The monsters that crept up to the sentry posts were sometimes so large that they could only be stopped with explosive bullets and high-voltage discharge traps. But most of the time the sentries had to deal with beasts that were less frightening, although they were extremely dangerous. These beasts had been given the name of a vampire monster out of a book by Gogol, a word that sounded almost affectionate, like the name of a household pet – ‘upyr’.

‘There’s another one! Up on top, in the third pipe!’

The searchlight, torn off its ceiling anchors, dangled jerkily on a single wire, flooding the space in front of the guard post with harsh white light, picking out the contorted figures of the mutants who were lurking in the shadows, then plunging them back into impenetrable gloom, then glaring blindingly into the eyes of the sentries. Blurred, quivering shadows heaved and surged on all sides, shrinking back and springing forward, slanting and twisting: men cast shadows like fiends, fiends cast shadows like men.

The guard post was very conveniently located at a point where the tunnels converged: shortly before the Final War, the Metro Construction concern had launched a renovation programme that was never completed. At this node the Sebastopolites had set up a genuine little fortress: two machine-gun positions, a barricade of sandbags that was a metre and a half thick, anti-tank hedgehogs and booms on the tracks, electrical traps on the close approaches and a carefully planned signalling system. But when the mutants advanced en masse as they did on that day, it seemed that with just a little more pressure, the defences would collapse.

A machine-gunner stared in amazement at his scarlet-soaked hands, breathing out bubbles of blood through his nose and muttering something in a vague, monotonous tone: the air round his jammed ‘Pecheneg’ was quivering with heat haze. He snorted briefly and fell quiet, nestling his face trustingly against the shoulder of the next man, a massive warrior wearing an enclosed titanium helmet. The next second a blood-curdling shriek rang out ahead of them as an upyr launched into the attack.

The warrior in the helmet rose up above the parapet, pushing aside the bloodied machine-gunner who had tumbled onto him, flung up his sub-machine-gun and fired a long burst. The repulsive, sinewy, matt-grey beast had already flung itself forward, stretching out its knotty front limbs and gliding downwards on taut-stretched folds of skin. The upyrs moved with incredible speed and anyone who hesitated had absolutely no chance – only men with the nimblest feet and fastest hands stood duty on this watch.

The whiplash of lead cut the shriek short, but the dead creature continued falling by inertia and its hundred-kilogramme carcass slammed into the barricade with a dull thud, throwing up a cloud of dust from the sandbags.

‘Looks like that’s it.’

Only two minutes ago the torrent of gruesome creatures gushing out of the immense sawn-off pipes suspended under the ceiling had seemed endless, but now it had dried up. The sentries started cautiously picking their way out from behind the defences.

‘Get a stretcher! A doctor! Get him to the station quick!’

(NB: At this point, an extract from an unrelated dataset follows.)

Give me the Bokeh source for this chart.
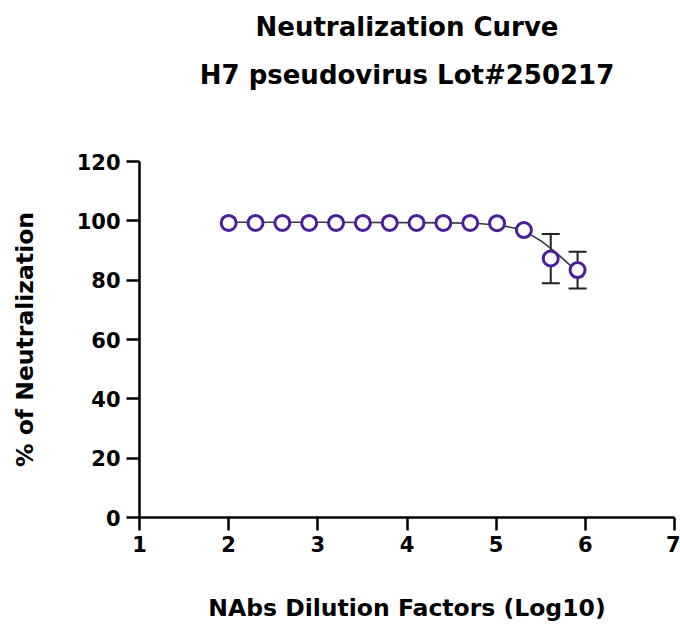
from bokeh.plotting import figure
from bokeh.models import ColumnDataSource, Whisker, TeeHead, Title, Range1d, FixedTicker
from bokeh.embed import file_html
from bokeh.resources import INLINE

# data
log_dilution = [2.0, 2.301, 2.602, 2.903, 3.204, 3.505, 3.806, 4.107, 4.408, 4.709, 5.010, 5.311, 5.612, 5.913]
neutralization = [99.3, 99.3, 99.3, 99.3, 99.3, 99.3, 99.3, 99.3, 99.3, 99.3, 99.2, 96.9, 87.3, 83.4]
sd = [0, 0, 0, 0, 0, 0, 0, 0, 0, 0, 0, 0, 8.3, 6.2]
curve_x = [2.0, 3.0, 4.0, 4.5, 4.8, 5.0, 5.1, 5.2, 5.3, 5.4, 5.5, 5.6, 5.7, 5.8, 5.85, 5.93]
curve_y = [99.5, 99.5, 99.4, 99.3, 99.1, 98.6, 98.2, 97.6, 96.6, 95.1, 93.3, 91.0, 88.5, 85.8, 84.5, 82.4]
x_ticks = [1, 2, 3, 4, 5, 6, 7]
y_ticks = [0, 20, 40, 60, 80, 100, 120]
title_lines = ["Neutralization Curve", "H7 pseudovirus Lot#250217"]

FONT = "DejaVu Sans"
PURPLE = "#4b1f9b"

p = figure(width=680, height=624, output_backend="svg", toolbar_location=None,
           x_range=Range1d(1, 7), y_range=Range1d(0, 120),
           min_border_left=139, min_border_right=6, min_border_top=161, min_border_bottom=105)
p.outline_line_color = None
p.xgrid.visible = False
p.ygrid.visible = False
p.background_fill_color = "white"

for ax, ticks in ((p.xaxis[0], x_ticks), (p.yaxis[0], y_ticks)):
    ax.ticker = FixedTicker(ticks=ticks)
    ax.axis_line_width = 2.5
    ax.axis_line_color = "black"
    ax.major_tick_line_width = 2.5
    ax.major_tick_line_color = "black"
    ax.major_tick_out = 13
    ax.major_tick_in = 0
    ax.minor_tick_line_color = None
    ax.major_label_text_font = FONT
    ax.major_label_text_font_style = "bold"
    ax.major_label_text_font_size = "21px"
    ax.major_label_text_color = "black"
    ax.axis_label_text_font = FONT
    ax.axis_label_text_font_style = "bold"
    ax.axis_label_text_font_size = "23.5px"
    ax.axis_label_text_color = "black"

p.xaxis.axis_label = "NAbs Dilution Factors (Log10)"
p.yaxis.axis_label = "% of Neutralization"
p.xaxis.major_label_standoff = 5
p.yaxis.major_label_standoff = 6
p.xaxis.axis_label_standoff = 39
p.yaxis.axis_label_standoff = 35

src = ColumnDataSource(data=dict(x=log_dilution, y=neutralization))
curve_src = ColumnDataSource(data=dict(x=curve_x, y=curve_y))

p.line("x", "y", source=curve_src, line_color="#3a3a3a", line_width=1.6)

err_src = ColumnDataSource(data=dict(
    x=[x for x, s in zip(log_dilution, sd) if s > 0],
    upper=[v + s for v, s in zip(neutralization, sd) if s > 0],
    lower=[v - s for v, s in zip(neutralization, sd) if s > 0],
))
w = Whisker(base="x", upper="upper", lower="lower", source=err_src, dimension="height",
            line_color="#222222", line_width=2, level="underlay",
            upper_head=TeeHead(size=18, line_color="#222222", line_width=2),
            lower_head=TeeHead(size=18, line_color="#222222", line_width=2))
p.add_layout(w)

p.scatter("x", "y", source=src, size=15, marker="circle", fill_color="white",
          line_color=PURPLE, line_width=3)

# title lines: the main title is outermost; the first added title sits closest to the plot
p.title.text = title_lines[0]
p.title.align = "center"
p.title.text_font = FONT
p.title.text_font_style = "bold"
p.title.text_font_size = "26px"
p.title.text_color = "black"
p.title.standoff = 16
spacer = Title(text=" ", align="center", text_font=FONT, text_font_size="1px", standoff=61)
p.add_layout(spacer, "above")
t2 = Title(text=title_lines[1], align="center", text_font=FONT,
           text_font_style="bold", text_font_size="26px", text_color="black", standoff=16)
p.add_layout(t2, "above")

open("out.html", "w").write(file_html(p, INLINE))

The husky fighter who had killed the final upyr attached a bayonet to the barrel of his automatic weapon and started walking unhurriedly round the dead and wounded creatures littering the battlefield, giving each one a kick in its toothy jaw with the toe of his boot and thrusting the bayonet swiftly and deftly into its eye. Finally, when he’d finished, he leaned back wearily against the sandbags, raised the visor of his helmet and pressed a flask to his lips.

Reinforcements arrived from the station after it was all over. The commander of the perimeter also arrived, with his private’s monkey jacket unbuttoned, breathing hard and cursing his old aches and pains.

‘So where am I supposed to find him three men? Rip them out of my own flesh?’